Cet avant-midi là, contre toute attente, pour une commune connue pour son  froid intense, avec ses brouillards à couper à la hache, « Ça fait plusieurs jours  qu’il n’a pas plu, vous n’aurez donc pas de problème sur la route», nous rassure un policier à l’entrée de la commune. Tout à fait vrai. Avec ses routes aux mille nids de poules, la commune est difficilement recommandable pour certains véhicules en période pluviale. Et cela dans presque toutes les trois zones qui composent la commune. La question se pose avec acuité dans la zone Mpinga, bien que grenier en quelque sorte de la commune.

Vous avez dit la « Suisse d’Afrique » ?

L’expression a de quoi faire rire surtout lorsqu’on connaît la commune avec tous ses défis. Mais ça ne devrait pas, explique Gaspard, sexagénaire. Nous le rencontrons au petit centre de la colline Rabiro dans la zone éponyme de la commune : « Mu bu suisse ? Je ne saurais pas situer quand remonte l’expression mais sûrement que cela est en rapport avec le caractère pacifiste des habitants de la commune en comparaison au caractère moins belliqueux du pays helvétique ». Mais sinon, « la commune n’a rien de la Suisse, si ce n’est peut-être le froid », complète Sylvain, la trentaine entamée.

Pour le reste, Vugizo est une « commune perdue, enclavée », pour reprendre l’expression de Jeanne, enseignante au Lycée Communale Gishisha. « Avec ses multiples défis, la commune manque presque tout de l’essentiel pour son développement. De l’électricité pour commencer. Imaginer en 2019, le chef-lieu de la commune sans accès à l’électricité ? Comment voulez-vous qu’on se développe ? », s’inquiète la jeune enseignante. Résultat, la commune se vide de son monde, les jeunes surtout. « Même si on ne les a pas encore recensés, ils sont beaucoup à migrer chaque année. Direction, la Zambie, le Mozambique pour la plupart », avance d’un air désolé, Paul, un administratif de la commune. 

« De la paix et du pain »

Pour la petite histoire, contrairement aux autres régions du pays, la seule fois où la commune fut confrontée aux démons ethniques, c’était en 1972. À l’époque, une république (qui fut de courte durée) avait été proclamée à Matyazo, l’actuel site de la paroisse éponyme. Depuis, à part la guerre civile qui ne l’épargnera pas, les habitants de la commune se vouent une cohabitation pacifique à même de faire pâlir d’envie d’autres communes. 

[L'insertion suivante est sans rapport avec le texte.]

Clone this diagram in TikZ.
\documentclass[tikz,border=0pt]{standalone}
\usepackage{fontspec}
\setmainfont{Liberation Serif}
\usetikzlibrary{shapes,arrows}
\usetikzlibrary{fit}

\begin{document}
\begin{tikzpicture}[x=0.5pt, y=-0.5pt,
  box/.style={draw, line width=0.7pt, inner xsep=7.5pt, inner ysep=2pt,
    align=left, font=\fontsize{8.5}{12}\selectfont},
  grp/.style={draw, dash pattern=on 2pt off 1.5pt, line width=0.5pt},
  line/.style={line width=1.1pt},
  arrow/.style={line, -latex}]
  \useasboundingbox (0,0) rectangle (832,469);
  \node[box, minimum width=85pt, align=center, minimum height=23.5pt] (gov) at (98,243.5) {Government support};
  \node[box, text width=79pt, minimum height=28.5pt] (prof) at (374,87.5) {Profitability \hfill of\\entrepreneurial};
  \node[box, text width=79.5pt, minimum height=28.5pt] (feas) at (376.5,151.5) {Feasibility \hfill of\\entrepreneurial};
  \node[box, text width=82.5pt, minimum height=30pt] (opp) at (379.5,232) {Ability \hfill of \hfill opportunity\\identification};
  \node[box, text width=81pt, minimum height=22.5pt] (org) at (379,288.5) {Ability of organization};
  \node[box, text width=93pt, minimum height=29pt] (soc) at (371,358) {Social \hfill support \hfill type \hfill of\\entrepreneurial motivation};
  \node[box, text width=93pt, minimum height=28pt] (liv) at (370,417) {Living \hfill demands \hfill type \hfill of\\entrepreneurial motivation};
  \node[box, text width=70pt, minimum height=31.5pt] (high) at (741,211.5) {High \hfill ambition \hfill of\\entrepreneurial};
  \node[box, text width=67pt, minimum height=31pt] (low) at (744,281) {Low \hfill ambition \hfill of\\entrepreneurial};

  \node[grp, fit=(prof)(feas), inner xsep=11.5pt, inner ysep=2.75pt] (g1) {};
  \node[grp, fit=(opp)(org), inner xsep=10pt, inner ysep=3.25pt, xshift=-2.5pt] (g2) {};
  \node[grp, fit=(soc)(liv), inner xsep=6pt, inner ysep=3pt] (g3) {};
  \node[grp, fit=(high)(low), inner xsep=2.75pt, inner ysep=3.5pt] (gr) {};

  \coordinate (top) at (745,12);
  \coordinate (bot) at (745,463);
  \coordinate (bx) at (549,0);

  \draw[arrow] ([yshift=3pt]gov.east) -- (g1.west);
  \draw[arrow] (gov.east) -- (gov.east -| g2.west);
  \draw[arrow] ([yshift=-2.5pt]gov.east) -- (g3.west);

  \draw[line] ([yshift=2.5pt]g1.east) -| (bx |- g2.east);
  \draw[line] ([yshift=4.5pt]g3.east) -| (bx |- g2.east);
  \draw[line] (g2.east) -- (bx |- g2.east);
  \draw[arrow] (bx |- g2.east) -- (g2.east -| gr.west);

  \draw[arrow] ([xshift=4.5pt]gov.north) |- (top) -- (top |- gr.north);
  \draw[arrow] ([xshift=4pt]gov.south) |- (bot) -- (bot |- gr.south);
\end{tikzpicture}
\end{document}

Le seul défi qui hante la commune, c’est son développement : « Notre commune  a été oubliée et délaissée, et cela, depuis longtemps. La seule chose dont nous avons réellement besoin, c’est d’être pris en compte dans les différents projets. Un politique qui ne pensera pas à résoudre ça, il n’a qu’aller voir ailleurs », avertit Armand, 30 ans, au chômage depuis 5 ans. « À l’approche des élections, cela vaut aussi pour les politiques de l’opposition. Qu’ils ne nous vendent pas du vent. Des promesses de toutes les couleurs, on en a entendu assez. Désormais, on ne veut que la concrétisation. Et surtout que notre héritage pacifique ne soit pas troublé. De la paix et du pain après, c’est tout ce que l’on souhaite », semble compléter Diane, tenancière d’une petite boutique près du  chef-lieu de la commune sise à la colline Gikuzi.

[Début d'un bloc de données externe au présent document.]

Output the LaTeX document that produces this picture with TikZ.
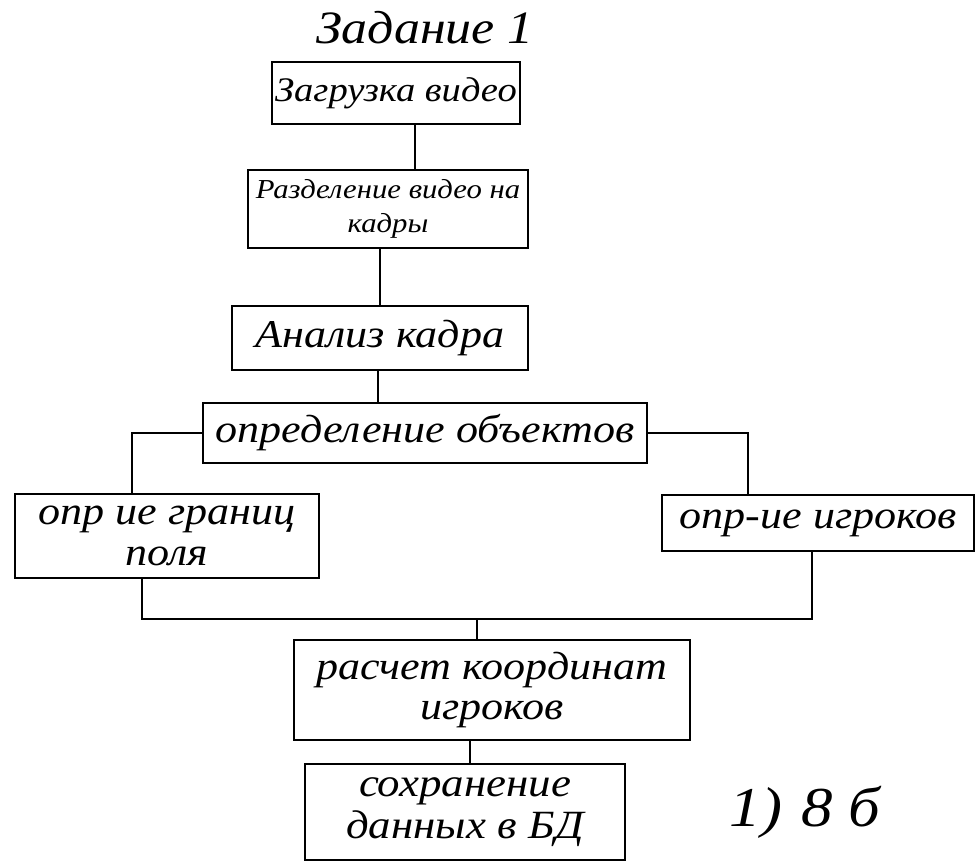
\documentclass[tikz,border=0pt]{standalone}
\usepackage{fontspec}
\setmainfont[FakeStretch=1.12]{Liberation Serif}
\begin{document}
\begin{tikzpicture}[x=0.025cm,y=-0.025cm,
  box/.style={draw,line width=1.4pt,align=center,inner sep=0pt,font=\itshape\fontsize{28}{29}\selectfont},
  link/.style={line width=1.4pt},
  lbl/.style={align=center,font=\itshape\fontsize{33}{30}\selectfont}]
\useasboundingbox (0,0) rectangle (979,865);
\node[lbl] (title) at (425,28) {Задание 1};
\node[box,minimum width=6.2cm,minimum height=1.55cm,font=\itshape\fontsize{24.5}{26}\selectfont] (b1) at (396,93) {Загрузка видео};
\node[box,minimum width=7.0cm,minimum height=1.95cm,font=\itshape\fontsize{19.5}{24}\selectfont] (b2) at (388,209) {Разделение видео на\\кадры};
\node[box,minimum width=7.4cm,minimum height=1.58cm] (b3) at (380,338) {Анализ кадра};
\node[box,minimum width=11.12cm,minimum height=1.5cm] (b4) at (425,433) {определение объектов};
\node[box,minimum width=7.62cm,minimum height=2.08cm] (b5) at (167,536) {опр ие границ\\поля};
\node[box,minimum width=7.82cm,minimum height=1.42cm] (b6) at (818,523) {опр-ие игроков};
\node[box,minimum width=9.88cm,minimum height=2.5cm] (b7) at (492,690) {расчет координат\\игроков};
\node[box,minimum width=8.0cm,minimum height=2.38cm,font=\itshape\fontsize{28.5}{30}\selectfont] (b8) at (465,812) {сохранение\\данных в БД};
\node[lbl,font=\itshape\fontsize{40}{40}\selectfont] (score) at (805,812) {1)\,\,8 б};
\coordinate (xa) at (415,0);
\coordinate (xb) at (380,0);
\coordinate (xc) at (378,0);
\coordinate (xl) at (132,0);
\coordinate (xr) at (748,0);
\coordinate (xd) at (142,0);
\coordinate (xe) at (812,0);
\coordinate (m) at (477,619);
\coordinate (xf) at (470,0);
\draw[link] (b1.south -| xa) -- (b2.north -| xa);
\draw[link] (b2.south -| xb) -- (b3.north -| xb);
\draw[link] (b3.south -| xc) -- (b4.north -| xc);
\draw[link] (b4.west) -| (b5.north -| xl);
\draw[link] (b4.east) -| (b6.north -| xr);
\draw[link] (b5.south -| xd) |- (m) -| (b6.south -| xe);
\draw[link] (m) -- (b7.north -| m);
\draw[link] (b7.south -| xf) -- (b8.north -| xf);
\end{tikzpicture}
\end{document}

Avec ses trois zones (Mpinga, Vugizo et Gishiha), la commune Vugizo est constituée de 20 collines de recensement. Frontalière de la commune Nyanza-lac au sud-ouest, Mabanda au sud-est, Makamba à l’est, Vyanda à l’ouest  et Bururi au nord, la commune Vugizo avait une population estimée à 45.223 habitants au dernier recensement de 2008.